La política como parloteo



La política ha devenido en puro parloteo, puro hablar sin decir nada. Tanto dentro como fuera de los Parlamentos –donde se “parla”, se habla, se utiliza la palabra para hacer política- el lenguaje político es un mero articular sonidos vacíos de contenido. Parloteo, pues, como el de los programas del corazón, donde ahora tienen también cabida los políticos, que van allí a parlotear. O como los programas de supuesto debate político, donde en vez de debatir se parlotea, y por ello se parecen cada vez más a los programas del corazón. Parloteo que ya resulta aburrido: cháchara insustancial. Un parloteo que entre los lideres políticos, entre los jefes de las organizaciones degenera en un diálogo de sordos, donde cada uno se complace en escucharse a sí mismo, en escuchar su parloteo, y en no escuchar a los demás, la base del diálogo y de la política desde Platón. Y un parloteo que entre los seguidores de los líderes, entre los militantes y simpatizantes –que cada vez se asemejan más a los miembros de una secta- se convierte en el parloteo de los loros, en un repetir y repetir consignas hasta el hastío sin entenderlas, sin buscar en ellas nada más allá de la cacofonía, o de la seguridad que da el coro que repite un mantra vacuo. Un parloteo, por tanto, que no va más allá del propio lenguaje, que no tiene una traslación directa a la realidad en la que supuestamente se sustenta, porque ha perdido toda relación con esa realidad, si es que alguna vez la tuvo. Destrucción de la política como discurso, como lenguaje transformador de la realidad, como praxis que se determina en un mundo ahora ya totalmente ajeno al lenguaje.

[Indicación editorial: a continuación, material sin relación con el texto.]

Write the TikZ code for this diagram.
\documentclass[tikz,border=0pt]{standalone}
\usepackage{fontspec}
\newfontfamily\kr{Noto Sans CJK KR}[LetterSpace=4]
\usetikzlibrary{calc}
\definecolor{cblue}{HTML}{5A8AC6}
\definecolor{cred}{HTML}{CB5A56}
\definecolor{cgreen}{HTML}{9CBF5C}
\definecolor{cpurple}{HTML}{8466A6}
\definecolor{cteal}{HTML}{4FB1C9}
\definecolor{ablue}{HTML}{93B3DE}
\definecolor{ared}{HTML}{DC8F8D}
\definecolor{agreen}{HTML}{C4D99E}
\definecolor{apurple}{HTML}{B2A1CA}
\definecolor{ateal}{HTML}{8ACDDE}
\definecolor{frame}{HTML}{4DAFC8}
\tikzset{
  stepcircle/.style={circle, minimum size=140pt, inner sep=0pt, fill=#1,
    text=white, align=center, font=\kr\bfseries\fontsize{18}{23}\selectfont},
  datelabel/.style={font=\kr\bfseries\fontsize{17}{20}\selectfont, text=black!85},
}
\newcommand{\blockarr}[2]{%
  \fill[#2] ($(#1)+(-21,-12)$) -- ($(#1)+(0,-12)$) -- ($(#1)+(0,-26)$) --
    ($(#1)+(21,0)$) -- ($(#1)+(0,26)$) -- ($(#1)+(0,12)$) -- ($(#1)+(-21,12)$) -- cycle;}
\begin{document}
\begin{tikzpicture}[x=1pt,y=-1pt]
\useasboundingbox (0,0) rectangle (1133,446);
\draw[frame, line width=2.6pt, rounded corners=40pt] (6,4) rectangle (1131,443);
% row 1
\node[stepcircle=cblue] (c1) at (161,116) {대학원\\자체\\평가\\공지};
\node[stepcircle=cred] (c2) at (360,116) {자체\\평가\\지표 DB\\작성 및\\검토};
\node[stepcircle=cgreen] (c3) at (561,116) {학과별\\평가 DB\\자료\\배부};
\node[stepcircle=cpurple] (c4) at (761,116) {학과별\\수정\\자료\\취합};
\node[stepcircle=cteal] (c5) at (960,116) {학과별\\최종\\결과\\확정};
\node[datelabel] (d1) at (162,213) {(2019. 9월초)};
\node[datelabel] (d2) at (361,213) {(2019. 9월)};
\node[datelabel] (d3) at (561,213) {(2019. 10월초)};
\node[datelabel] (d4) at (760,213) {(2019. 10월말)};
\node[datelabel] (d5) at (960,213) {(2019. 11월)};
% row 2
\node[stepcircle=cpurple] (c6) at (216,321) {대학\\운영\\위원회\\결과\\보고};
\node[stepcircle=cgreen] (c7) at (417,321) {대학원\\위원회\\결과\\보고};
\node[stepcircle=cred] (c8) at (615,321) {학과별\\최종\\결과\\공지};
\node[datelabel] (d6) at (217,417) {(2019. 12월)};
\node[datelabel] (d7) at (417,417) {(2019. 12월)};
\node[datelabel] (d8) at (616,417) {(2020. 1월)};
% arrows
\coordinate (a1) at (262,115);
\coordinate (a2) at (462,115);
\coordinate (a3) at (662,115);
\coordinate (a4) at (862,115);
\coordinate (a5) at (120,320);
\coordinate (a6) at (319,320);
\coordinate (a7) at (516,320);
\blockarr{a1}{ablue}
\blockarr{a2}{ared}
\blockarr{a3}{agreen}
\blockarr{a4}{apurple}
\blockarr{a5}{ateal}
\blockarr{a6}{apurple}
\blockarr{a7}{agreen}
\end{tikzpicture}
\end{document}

Parloteo que se recubre de un aura de trascendencia, de majestuosidad, cuando recurre a palabras grandilocuentes, palabras supuestamente cargadas de contenido, pero que en el fondo no son más que significantes vacíos, o más bien el discurso en el que incardinan no es más que parloteo porque siempre han sido significantes vacíos. Palabras como “Pueblo”, como “Patria”. ¿Qué es el “pueblo”?. El “pueblo” no es nada, el “Pueblo” no existe. No es más que una palabra que se sustenta sobre el “Espíritu del Pueblo” –el Volkgeist- que a su vez no es más que otro referente del parloteo. Unidad popular, alianza popular, partido popular: todo es popular, así que nada es popular. La esencia de la popularidad no está en ella, sino en lo que lleva delante: la unidad, la alianza, el partido, es decir, en el parloteo. El pueblo es la gente, se dirá. ¿Y qué es la gente?. Es masa indiferenciada. La masa que asiste extasiada al espectáculo del parloteo. Los sujetos, los individuos, no son gente. El sujeto es una conciencia propia y, por eso mismo, dueño de un lenguaje con contenido, de un lenguaje que no es parloteo porque tiene una referencia en él mismo y en la realidad que construye a su alrededor. Un lenguaje que comunica con otros sujetos y mediante el que se comunica con otros sujetos. Eso es la política: el diálogo entre los individuos que constituyen la polis, el lenguaje que fundamenta las relaciones sociales y que significa y da sentido a esas relaciones sociales. El lenguaje que constituye la sociedad y la transforma, poniendo en relación, en comunicación, a los individuos, constituyendo una red de sujetos autónomos que no es pueblo, ni gente, ni masa, porque cada uno tiene conciencia de sí mismo y de su lenguaje. Ese es el lenguaje de la política, y no el parloteo.